The second has to be with what has been, over a protracted period, the failure of producers in the agro processing and craft and creative industries to establish strong, cohesive national institutions. Somehow, differences, probably associated with competing individual creative egos, continue to arise and those, in the end, prove counterproductive in terms of making progress.
There are other constraints too. These have traditionally included:
1. Limited institutional support for serious initiatives designed to grow the small business sector;
2. A lack of financing for the creation of infrastructure (training facilities, factories etc.) that can be incubators for local small businesses;
3. Ambivalence of the private sector towards fully embracing the small business community as ‘part of its own;’
4. The absence of small business organizations (be it in the agro processing or creative industries sub-sectors) that can contribute to greater cohesiveness and to more effective forward planning.
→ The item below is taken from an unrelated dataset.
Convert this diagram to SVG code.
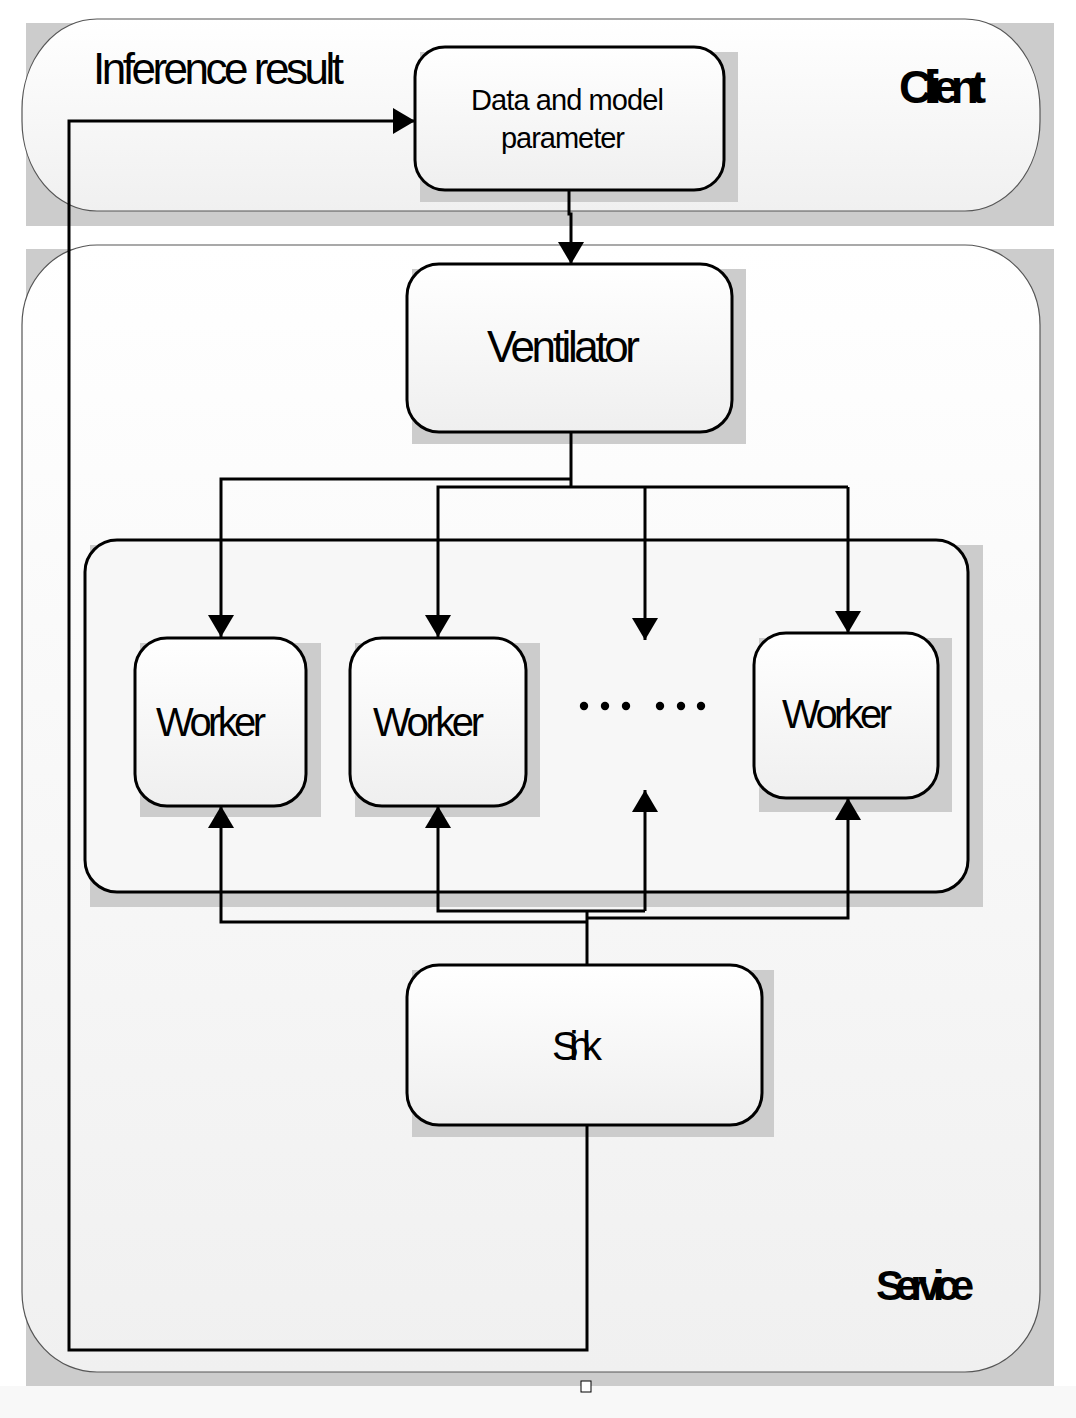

5. Limited opportunities for product promotion and lack of adequate local and external market access.
It is generally accepted that the small and micro businesses that secured an opportunity to participate in last September’s public/private GUYTIE exercise gave a good account of themselves so that their participation therein actually led to an additional measure of exposure to markets in the Caribbean and Canada. By contrast, insofar as the ‘heavy hitters’ were concerned GUYTIE cannot be described as a success. The question therefore arises as to whether the current planning for next year’s GUYTIE event is likely to take account of the need to offer a greater opportunity for the promotion of the small business sector. They have, after all, more than earned a second opportunity. Of course, the organizers of GUYTIE 11 must begin by accepting that if the event is to be a success they need to do much more to get investors and buyers here. The outcomes of the GUYTIE 1 event were, quite simply, inadequate and this point is made in all sincerity.
Relatively recent exchanges between government officials and representatives of the GMSA dealt with, among other things, providing more financial and technical resources for the development of small businesses. Such resources include finance for small business development beyond those which are available through the Small Business Bureau and skills training and equipment and materiel acquisition that can help to enhance the quality of the products. Additionally, the requisite state and private sector entities must now do far more to create and sustain an effective lobby for external market access for goods produced by those ‘industries’ that are associated with the small business sector. Not nearly enough is being done in these areas.